One thing I learned this summer....Hold it together in front of the kids. I found my patience return after being a 'single parent' for a while. It isn't easy dealing with both boys on my own. I was tired out some days but when I was able to hold in my frustration we got through it with a lot less crying and fewer fits. And yes, I will admit that I can be included in the fit throwing =) Caden is so sensitive, his emotions always in turmoil one wrong look and you can his spirit break just a little. The wrong tone in your voice and you see his little soul crumble. I have tried hard to pick and choose what I raise my voice about since being alone with him for almost 2 weeks. I don't want to have a kid that thinks I yell too much (or really at all, but that is just unrealistic), or one that thinks he can't do things right. I have seen him raise his voice or use a tone with us and Coleman that resembles mine and David's and it makes me cringe because I know exactly where he learned it. Oh the things we find reflected in our kids, the good, the bad, the ugly, the beautiful.

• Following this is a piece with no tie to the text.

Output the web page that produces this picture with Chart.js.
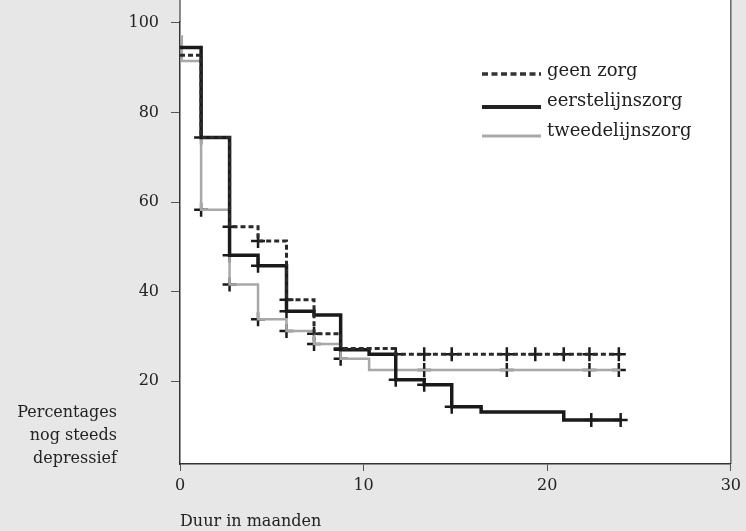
<!DOCTYPE html>
<html>
<head>
<meta charset="utf-8">
<script src="https://cdn.jsdelivr.net/npm/chart.js@4"></script>
<style>
  html, body { margin: 0; padding: 0; background: #e7e7e7; }
  #wrap { position: relative; width: 746px; height: 531px; }
</style>
</head>
<body>
<div id="wrap"><canvas id="km" width="746" height="531"></canvas></div>
<script>
// tick labels
const xTicks = [0, 10, 20, 30];
const yTicks = [20, 40, 60, 80, 100];

// series: [month, percentage] at each step
const geenMonths = [0, 1.15, 2.7, 4.25, 5.8, 7.3, 8.75, 11.75, 24];
const geenValues = [92.8, 74.4, 54.5, 51.3, 38.2, 30.6, 27.3, 26.0, 26.0];
const eersteMonths = [0, 1.15, 2.7, 4.25, 5.8, 7.3, 8.75, 10.3, 11.75, 13.3, 14.8, 16.4, 20.9, 24];
const eersteValues = [94.5, 74.4, 48.1, 45.8, 35.6, 34.8, 27.0, 26.0, 20.3, 19.2, 14.3, 13.1, 11.3, 11.3];
const tweedeMonths = [0, 0.1, 1.15, 2.7, 4.25, 5.8, 7.3, 8.75, 10.3, 24];
const tweedeValues = [97, 91.5, 58.3, 41.6, 33.8, 31.2, 28.3, 25.0, 22.5, 22.5];

// censored cases (+ marks)
const geenCensMonths = [2.7, 4.25, 5.8, 7.3, 8.75, 11.75, 13.3, 14.8, 17.8, 19.35, 20.9, 22.3, 23.9];
const geenCensValues = [54.5, 51.3, 38.2, 30.6, 27.3, 26, 26, 26, 26, 26, 26, 26, 26];
const eersteCensMonths = [1.15, 2.7, 4.25, 5.8, 8.75, 11.75, 13.3, 14.8, 22.4, 24];
const eersteCensValues = [74.4, 48.1, 45.8, 35.6, 27.0, 20.3, 19.2, 14.3, 11.3, 11.3];
const tweedeCensMonths = [1.15, 2.7, 4.25, 5.8, 7.3, 8.75, 13.3, 17.8, 22.3, 23.9];
const tweedeCensValues = [58.3, 41.6, 33.8, 31.2, 28.3, 25.0, 22.5, 22.5, 22.5, 22.5];

const legendLabels = ['geen zorg', 'eerstelijnszorg', 'tweedelijnszorg'];
const yTitle = ['Percentages', 'nog steeds', 'depressief'];
const xTitle = 'Duur in maanden';

const FONT = 'DejaVu Serif';

function pts(xs, ys) {
  return xs.map((x, i) => ({ x: x, y: ys[i] }));
}

function stepSet(label, xs, ys, color, width, dash) {
  return {
    type: 'line', label: label, data: pts(xs, ys), stepped: 'before',
    borderColor: color, borderWidth: width, borderDash: dash || [],
    pointRadius: 0, fill: false
  };
}

function censSet(xs, ys) {
  return {
    type: 'scatter', data: pts(xs, ys), pointStyle: 'cross',
    pointRadius: 7, borderColor: '#1a1a1a', borderWidth: 2.5
  };
}

// white plot area, running up to the top edge
const plotBg = {
  id: 'plotBg',
  beforeDraw(chart) {
    const { ctx, chartArea: a } = chart;
    ctx.save();
    ctx.fillStyle = '#ffffff';
    ctx.fillRect(a.left, 0, a.right - a.left, a.bottom);
    ctx.strokeStyle = '#666';
    ctx.lineWidth = 1.5;
    ctx.beginPath();
    ctx.moveTo(a.right, 0);
    ctx.lineTo(a.right, a.bottom);
    ctx.moveTo(a.left, 0);
    ctx.lineTo(a.left, a.top);
    ctx.stroke();
    ctx.restore();
  }
};

// legend and y title drawn by hand
const extras = {
  id: 'extras',
  afterDraw(chart) {
    const ctx = chart.ctx;
    ctx.save();
    const samples = [
      { color: '#333', width: 3.5, dash: [6, 3.5] },
      { color: '#222', width: 4, dash: [] },
      { color: '#aaa', width: 3, dash: [] }
    ];
    const textY = [71, 101, 131];
    const lineY = [74, 107, 136];
    samples.forEach((s, i) => {
      ctx.strokeStyle = s.color;
      ctx.lineWidth = s.width;
      ctx.setLineDash(s.dash);
      ctx.beginPath();
      ctx.moveTo(482, lineY[i]);
      ctx.lineTo(541, lineY[i]);
      ctx.stroke();
      ctx.setLineDash([]);
      ctx.fillStyle = '#222';
      ctx.font = '18px "' + FONT + '"';
      ctx.textAlign = 'left';
      ctx.textBaseline = 'middle';
      ctx.fillText(legendLabels[i], 547, textY[i]);
    });
    ctx.font = '16px "' + FONT + '"';
    ctx.textAlign = 'right';
    ctx.fillStyle = '#222';
    yTitle.forEach((t, i) => ctx.fillText(t, 117, 413 + i * 23));
    ctx.restore();
  }
};

new Chart(document.getElementById('km'), {
  data: {
    datasets: [
      stepSet(legendLabels[0], geenMonths, geenValues, '#2a2a2a', 3, [5, 3]),
      stepSet(legendLabels[1], eersteMonths, eersteValues, '#1a1a1a', 3.5),
      stepSet(legendLabels[2], tweedeMonths, tweedeValues, '#a8a8a8', 2.5),
      censSet(geenCensMonths, geenCensValues),
      censSet(eersteCensMonths, eersteCensValues),
      censSet(tweedeCensMonths, tweedeCensValues)
    ]
  },
  options: {
    responsive: false,
    animation: false,
    layout: { padding: { left: 0, right: 12, top: 0, bottom: 0 } },
    plugins: { legend: { display: false }, tooltip: { enabled: false } },
    scales: {
      x: {
        type: 'linear', min: 0, max: 30,
        afterBuildTicks: s => { s.ticks = xTicks.map(v => ({ value: v })); },
        afterFit: s => { s.height = 67; },
        grid: { drawOnChartArea: false, drawTicks: true, tickLength: 7, color: '#555' },
        border: { display: true, color: '#333', width: 1.5 },
        ticks: { color: '#222', padding: 5, font: { family: FONT, size: 16 } },
        title: {
          display: true, text: xTitle, align: 'start', color: '#222',
          padding: { top: 8, bottom: 0 }, font: { family: FONT, size: 16 }
        }
      },
      y: {
        type: 'linear', min: 1.5, max: 100.3,
        afterBuildTicks: s => { s.ticks = yTicks.map(v => ({ value: v })); },
        afterFit: s => { s.width = 180; },
        grid: { drawOnChartArea: false, drawTicks: true, tickLength: 9, color: '#555' },
        border: { display: true, color: '#333', width: 1.5 },
        ticks: { color: '#222', padding: 12, font: { family: FONT, size: 16 } }
      }
    }
  },
  plugins: [plotBg, extras]
});
</script>
</body>
</html>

Second thing I learned this summer....I never want to be with out David. I mean vacation is fine but I knew, in the back of my mind, in those hard moments of being alone with the kids being fussy or whatever, that we were returning to normal when we got home. David would be waiting for our return. I can not imagine a life in which that isn't how it would be. David and I have been together for almost 14.5 years now and married for a little over 5 of them. He is my best friend, the person I can complain to about things that most don't feel like listening to. Heck, he may not always fully listen, but he lets me go on, and on til I'm done.
Third thing...I didn't really learn this, I already knew this but my vacation home brought it back to the forefront. I MISS MY FAMILY!!! Being with my sister and her boys was great. Caden got to spend quality time with his cousin, Kingston. They are only 6 weeks apart so as they grow they will either love each other or hate each other...maybe a little of both. Coleman got to meet (well all 3 of us really) his cousin, Clark, who is just a few months younger than him and who I hope will be his buddy as they grow up. And, while dinners out with my dad and his wife always lead to some sort of drama, it was fun to have my siblings together with all the kids. I don't know when or how but I will make it back to chicago more often and maybe someday we will move home.